An Adaptive Multi-Scale Network Based on Depth Information for Crowd Counting

Abstract

Crowd counting, as a basic computer vision task, plays an important role in many fields such as video surveillance, accident prediction, public security, and intelligent transportation. At present, crowd counting tasks face various challenges. Firstly, due to the diversity of crowd distribution and increasing population density, there is a phenomenon of large-scale crowd aggregation in public places, sports stadiums, and stations, resulting in very serious occlusion. Secondly, when annotating large-scale datasets, positioning errors can also easily affect training results. In addition, the size of human head targets in dense images is not consistent, making it difficult to identify both near and far targets using only one network simultaneously. The existing crowd counting methods mainly use density plot regression methods. However, this framework does not distinguish the features between distant and near targets and cannot adaptively respond to scale changes. Therefore, the detection performance in areas with sparse population distribution is not good.

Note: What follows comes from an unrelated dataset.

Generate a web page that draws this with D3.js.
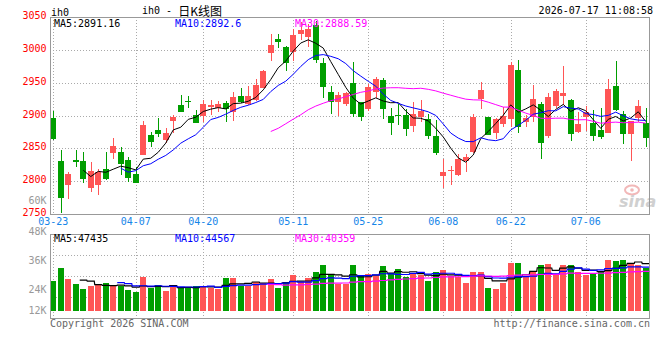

To solve such problems, we propose an adaptive multi-scale far and near distance network based on the convolutional neural network (CNN) framework for counting dense populations and achieving a good balance between accuracy, inference speed, and performance. However, on the feature level, in order to enable the model to distinguish the differences between near and far features, we use stacked convolution layers to deepen the depth of the network, allocate different receptive fields according to the distance between the target and the camera, and fuse the features between nearby targets to enhance the feature extraction ability of pedestrians under nearby targets. Secondly, depth information is used to distinguish distant and near targets of different scales and the original image is cut into four different patches to perform pixel-level adaptive modeling on the population. In addition, we add density normalized average precision (nAP) indicators to analyze the accuracy of our method in spatial positioning. This paper validates the effectiveness of NF-Net on three challenging benchmarks in Shanghai Tech Part A and B, UCF_ CC_50, and UCF-QNRF datasets. Compared with SOTA, it has more significant performance in various scenarios. In the UCF-QNRF dataset, it is further validated that our method effectively solves the interference of complex backgrounds.